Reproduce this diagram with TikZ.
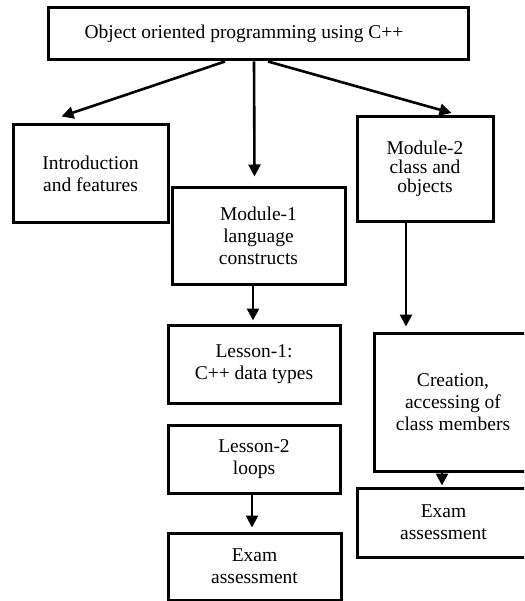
\documentclass[tikz,border=0pt]{standalone}
\usepackage{fontspec}
\setmainfont{Liberation Serif}
\usetikzlibrary{arrows.meta,calc}
\begin{document}
\begin{tikzpicture}[x=1pt,y=-1pt,
  box/.style={draw=black,line width=3pt,rectangle,align=center,inner sep=0pt,
    font=\fontsize{19.5}{22}\selectfont},
  arr/.style={line width=2.6pt,-{Triangle[length=12pt,width=12pt]}}]
\useasboundingbox (0,0) rectangle (524,601);
\fill[white] (0,0) rectangle (524,601);
\clip (0,0) rectangle (524,601);
\node[box,minimum width=420,minimum height=52] (top) at (258,34) {Object oriented programming using C++\hspace*{28pt}};
\node[box,minimum width=155,minimum height=98] (intro) at (90.5,174) {Introduction\\and features};
\node[box,minimum width=173,minimum height=96] (mod1) at (258.5,236) {Module-1\\language\\constructs};
\node[box,minimum width=136,minimum height=105,font=\fontsize{19.5}{19}\selectfont] (mod2) at (425,169) {Module-2\\class and\\objects};
\node[box,minimum width=172,minimum height=78] (les1) at (254,364) {Lesson-1:\\C++ data types};
\node[box,minimum width=172,minimum height=68] (les2) at (254,459) {Lesson-2\\loops};
\node[box,minimum width=173,minimum height=67] (exam1) at (254.5,566.5) {Exam\\assessment};
\node[box,minimum width=158,minimum height=138] (creat) at (453,402) {Creation,\\accessing of\\class members};
\node[box,minimum width=173,minimum height=69] (exam2) at (443.5,522.5) {Exam\\assessment};
\draw[arr] ($(top.south)+(-33,0)$) -- ($(intro.north west)+(50,-7)$);
\draw[arr] ($(top.south)+(-4,0)$) -- ($(mod1.north)+(-4,-10)$);
\draw[arr] ($(top.south)+(10,0)$) -- ($(mod2.north west)+(96,-2)$);
\draw[arr] (mod1.south -| 253,0) -- ($(les1.north -| 253,0)+(0,-3)$);
\draw[arr] (mod2.south -| 406,0) -- ($(creat.north -| 406,0)+(0,-5)$);
\draw[arr] (les2.south -| 252,0) -- ($(exam1.north -| 252,0)+(0,-4)$);
\draw[arr] (creat.south -| 442,0) -- ($(exam2.north -| 442,0)+(0,-1)$);
\end{tikzpicture}
\end{document}
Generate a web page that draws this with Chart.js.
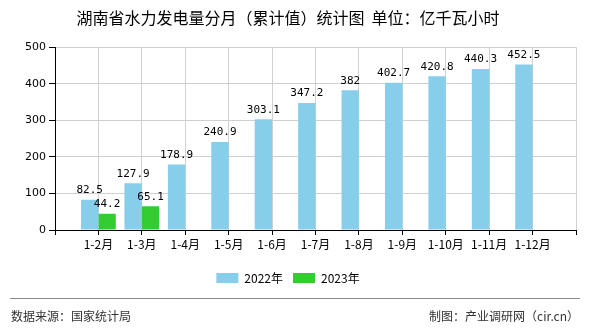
<!DOCTYPE html>
<html>
<head>
<meta charset="utf-8">
<script src="https://cdn.jsdelivr.net/npm/chart.js@4/dist/chart.umd.min.js"></script>
<style>
  html, body { margin: 0; padding: 0; background: #fff; }
  #wrap { width: 590px; height: 330px; position: relative; }
</style>
</head>
<body>
<div id="wrap"><canvas id="c"></canvas></div>
<script>
// months (cumulative), first and last slots are empty spacers
const months = ['', '1-2月', '1-3月', '1-4月', '1-5月', '1-6月', '1-7月', '1-8月', '1-9月', '1-10月', '1-11月', '1-12月', ''];
const values2022 = [null, 82.5, 127.9, 178.9, 240.9, 303.1, 347.2, 382, 402.7, 420.8, 440.3, 452.5, null];
const values2023 = [null, 44.2, 65.1, null, null, null, null, null, null, null, null, null, null];
const yTicks = [0, 100, 200, 300, 400, 500];

const CJK = "'Noto Sans CJK SC', 'DejaVu Sans', sans-serif";

// numbers above each bar
const valueLabels = {
  id: 'valueLabels',
  afterDatasetsDraw(chart) {
    const ctx = chart.ctx;
    ctx.save();
    ctx.font = "11px 'DejaVu Sans Mono', monospace";
    ctx.fillStyle = '#000';
    ctx.textAlign = 'center';
    ctx.textBaseline = 'bottom';
    chart.data.datasets.forEach((ds, i) => {
      chart.getDatasetMeta(i).data.forEach((bar, j) => {
        const v = ds.data[j];
        if (v == null) return;
        ctx.fillText(String(v), bar.x, bar.y - 4);
      });
    });
    ctx.restore();
  }
};

// source line at the bottom
const footer = {
  id: 'footer',
  afterDraw(chart) {
    const ctx = chart.ctx;
    ctx.save();
    ctx.strokeStyle = '#8a8a8a';
    ctx.lineWidth = 1;
    ctx.beginPath();
    ctx.moveTo(10, 298.5);
    ctx.lineTo(580, 298.5);
    ctx.stroke();
    ctx.font = '12px ' + CJK;
    ctx.fillStyle = '#333';
    ctx.textBaseline = 'middle';
    ctx.textAlign = 'left';
    ctx.fillText('数据来源：国家统计局', 11, 316);
    ctx.textAlign = 'right';
    ctx.fillText('制图：产业调研网（cir.cn）', 579, 316);
    ctx.restore();
  }
};

new Chart(document.getElementById('c'), {
  type: 'bar',
  data: {
    labels: months,
    datasets: [
      { label: '2022年', data: values2022, backgroundColor: '#87CEEB', borderWidth: 0 },
      { label: '2023年', data: values2023, backgroundColor: '#33CC33', borderWidth: 0 }
    ]
  },
  options: {
    responsive: true,
    maintainAspectRatio: false,
    animation: false,
    datasets: { bar: { categoryPercentage: 0.8, barPercentage: 1.0 } },
    layout: { padding: { left: 0, right: 14, top: 0, bottom: 36 } },
    scales: {
      x: {
        offset: false,
        grid: { offset: false, color: '#d0d0d0', tickColor: '#000', tickLength: 5 },
        border: { color: '#000' },
        ticks: { color: '#000', font: { size: 12, family: CJK }, padding: 2, maxRotation: 0, autoSkip: false },
        afterFit(scale) { scale.height = 32; }
      },
      y: {
        min: 0,
        max: 500,
        afterBuildTicks(scale) { scale.ticks = yTicks.map(v => ({ value: v })); },
        grid: { color: '#d0d0d0', tickColor: '#000', tickLength: 6 },
        border: { color: '#000' },
        ticks: { color: '#000', font: { size: 11, family: "'DejaVu Sans', sans-serif" }, padding: 3 },
        afterFit(scale) { scale.width = 55; }
      }
    },
    plugins: {
      title: {
        display: true,
        text: '湖南省水力发电量分月（累计值）统计图  单位：亿千瓦小时',
        color: '#000',
        font: { size: 16, family: CJK, weight: 'normal' },
        padding: { top: 8, bottom: 20 }
      },
      legend: {
        position: 'bottom',
        labels: {
          color: '#000',
          font: { size: 12, family: CJK },
          boxWidth: 22,
          boxHeight: 10,
          padding: 10
        }
      },
      tooltip: { enabled: false }
    }
  },
  plugins: [valueLabels, footer]
});
</script>
</body>
</html>
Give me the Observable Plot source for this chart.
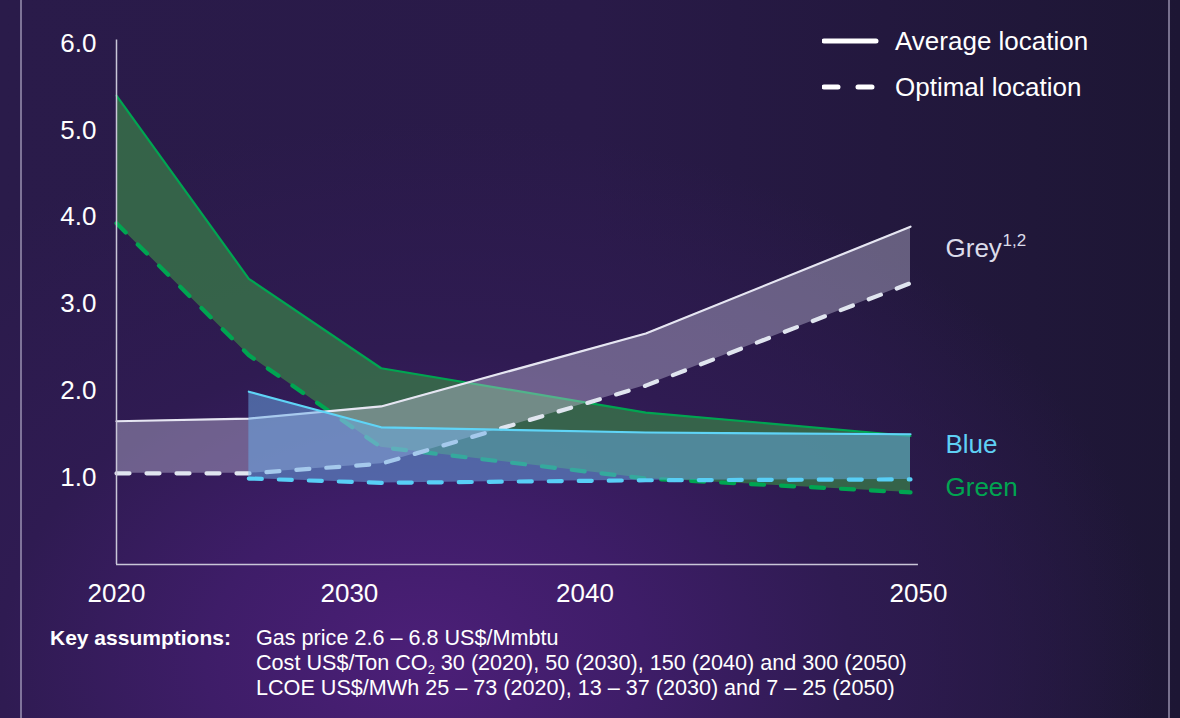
<!DOCTYPE html>
<html>
<head>
<meta charset="utf-8">
<script src="https://cdn.jsdelivr.net/npm/d3@7"></script>
<script src="https://cdn.jsdelivr.net/npm/@observablehq/plot@0.6"></script>
<style>
  html, body { margin: 0; padding: 0; }
  body {
    width: 1180px; height: 718px; overflow: hidden; position: relative;
    font-family: "Liberation Sans", Arial, sans-serif; color: #fff;
    background:
      radial-gradient(ellipse 62% 75% at 36% 92%, #4c1f78 0%, #3e1d68 30%, #2f1b52 58%, rgba(30,22,52,0) 100%),
      linear-gradient(90deg, #2a1b4a 0%, #291a48 50%, #1d1634 100%);
  }
  .border { position: absolute; top: 0; height: 718px; width: 2px; background: rgba(195,190,215,0.55); }
  #chart { position: absolute; left: 0; top: 0; }
  .legend { position: absolute; left: 822px; top: 0; }
  .legend .row { position: absolute; left: 0; height: 30px; white-space: nowrap; }
  .legend .row span { position: absolute; left: 73px; top: 0; font-size: 26px; line-height: 30px; color: #fff; }
  .footer { position: absolute; top: 625px; font-size: 21.6px; line-height: 25px; color: #fff; white-space: nowrap; }
  .footer sub { font-size: 13px; vertical-align: -4px; line-height: 0; }
</style>
</head>
<body>
<div class="border" style="left:20px"></div>
<div class="border" style="left:1168px"></div>
<div id="chart"></div>
<div class="legend">
  <div class="row" style="top:26px">
    <svg width="60" height="30" style="position:absolute;left:0;top:0"><line x1="2" y1="15" x2="54" y2="15" stroke="#fff" stroke-width="5" stroke-linecap="round"/></svg>
    <span>Average location</span>
  </div>
  <div class="row" style="top:72px">
    <svg width="60" height="30" style="position:absolute;left:0;top:0"><line x1="2" y1="15" x2="54" y2="15" stroke="#fff" stroke-width="5" stroke-linecap="round" stroke-dasharray="14 20"/></svg>
    <span>Optimal location</span>
  </div>
</div>
<div class="footer" style="left:50px;font-weight:bold;font-size:21px">Key assumptions:</div>
<div class="footer" style="left:256px">
  Gas price 2.6 – 6.8 US$/Mmbtu<br>
  Cost US$/Ton CO<sub>2</sub> 30 (2020), 50 (2030), 150 (2040) and 300 (2050)<br>
  LCOE US$/MWh 25 – 73 (2020), 13 – 37 (2030) and 7 – 25 (2050)
</div>
<script>
// ---- Data ----
const years = [2020, 2025, 2030, 2040, 2050];
const greyAverage  = [1.65, 1.68, 1.82, 2.66, 3.89];
const greyOptimal  = [1.05, 1.05, 1.16, 2.06, 3.24];
const greenAverage = [5.40, 3.29, 2.26, 1.75, 1.48];
const greenOptimal = [3.93, 2.41, 1.35, 0.99, 0.83];
const blueYears = [2025, 2030, 2040, 2050];
const blueAverage = [1.99, 1.58, 1.52, 1.50];
const blueOptimal = [0.99, 0.94, 0.97, 0.98];

const yTicks = [1, 2, 3, 4, 5, 6];
const xTickLabels = ["2020", "2030", "2040", "2050"];
const xTickAt = [2020, 2028.8, 2037.7, 2050.3];   // where the reference prints its year labels
const seriesNames = ["Grey", "Blue", "Green"];

// ---- Tables ----
const grey = years.map((x, i) => ({x, avg: greyAverage[i], opt: greyOptimal[i]}));
const green = years.map((x, i) => ({x, avg: greenAverage[i], opt: greenOptimal[i]}));
const blue = blueYears.map((x, i) => ({x, avg: blueAverage[i], opt: blueOptimal[i]}));
const last = a => a[a.length - 1];

const C = {
  greenLine: "#00a551", greenFill: "#387648", greenText: "#00a551",
  greyLine: "#e6e6f2", greyDash: "#e0e5ef", greyFill: "#cac8e2",
  blueLine: "#5fd4f6", blueDash: "#58cff6", blueFill: "#6aaeea", blueText: "#5fd0f4",
  axis: "#c9c6d8"
};
const dash = {strokeWidth: 4.2, strokeDasharray: "13 17", strokeLinecap: "round"};
const solid = {strokeWidth: 2.2};

function band(data, fill, fillOpacity, line, dashColor) {
  return [
    Plot.areaY(data, {x: "x", y1: "opt", y2: "avg", fill, fillOpacity}),
    Plot.line(data, {x: "x", y: "avg", stroke: line, ...solid}),
    Plot.line(data, {x: "x", y: "opt", stroke: dashColor, ...dash})
  ];
}

const chart = Plot.plot({
  width: 1180, height: 612,
  marginLeft: 116, marginRight: 270, marginTop: 43, marginBottom: 48,
  x: {domain: [2020, 2050], axis: null},
  y: {domain: [0, 6], axis: null},
  style: {background: "transparent", color: "#fff", fontFamily: "'Liberation Sans', Arial, sans-serif", overflow: "visible"},
  marks: [
    ...band(green, C.greenFill, 0.8, C.greenLine, C.greenLine),
    ...band(grey, C.greyFill, 0.4, C.greyLine, C.greyDash),
    ...band(blue, C.blueFill, 0.5, C.blueLine, C.blueDash),
    // axes
    Plot.ruleY([0], {x1: 2020, x2: last(xTickAt), stroke: C.axis, strokeWidth: 1.5}),
    Plot.ruleX([2020], {y1: 0, y2: 6.04, stroke: C.axis, strokeWidth: 1.5}),
    Plot.text(yTicks, {x: 2020, y: d => d, text: d => d.toFixed(1), dx: -20, textAnchor: "end", fontSize: 26, fill: "#fff"}),
    Plot.text(xTickLabels, {x: (d, i) => xTickAt[i], y: 0, text: d => d, dy: 29, fontSize: 26, fill: "#fff"}),
    // series labels
    Plot.text([seriesNames[0]], {x: 2050, y: (last(greyAverage) + last(greyOptimal)) / 2, text: d => d, dx: 35, dy: -6, textAnchor: "start", fontSize: 26, fill: "#dcdcea"}),
    Plot.text(["1,2"], {x: 2050, y: (last(greyAverage) + last(greyOptimal)) / 2, text: d => d, dx: 92, dy: -14, textAnchor: "start", fontSize: 17, fill: "#dcdcea"}),
    Plot.text([seriesNames[1]], {x: 2050, y: last(blueAverage), text: d => d, dx: 35, dy: 10, textAnchor: "start", fontSize: 26, fill: C.blueText}),
    Plot.text([seriesNames[2]], {x: 2050, y: last(greenOptimal), text: d => d, dx: 35, dy: -5, textAnchor: "start", fontSize: 26, fill: C.greenText})
  ]
});
document.getElementById("chart").appendChild(chart);
</script>
</body>
</html>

> [TASK STATEMENT]:
Using the listing above, list every line in which the string "this" occurs.

> [ANSWER TO THE EXERCISE]:
Reproduce this diagram with TikZ.
Generate a web page that draws this with Chart.js.
Give me the Observable Plot source for this chart.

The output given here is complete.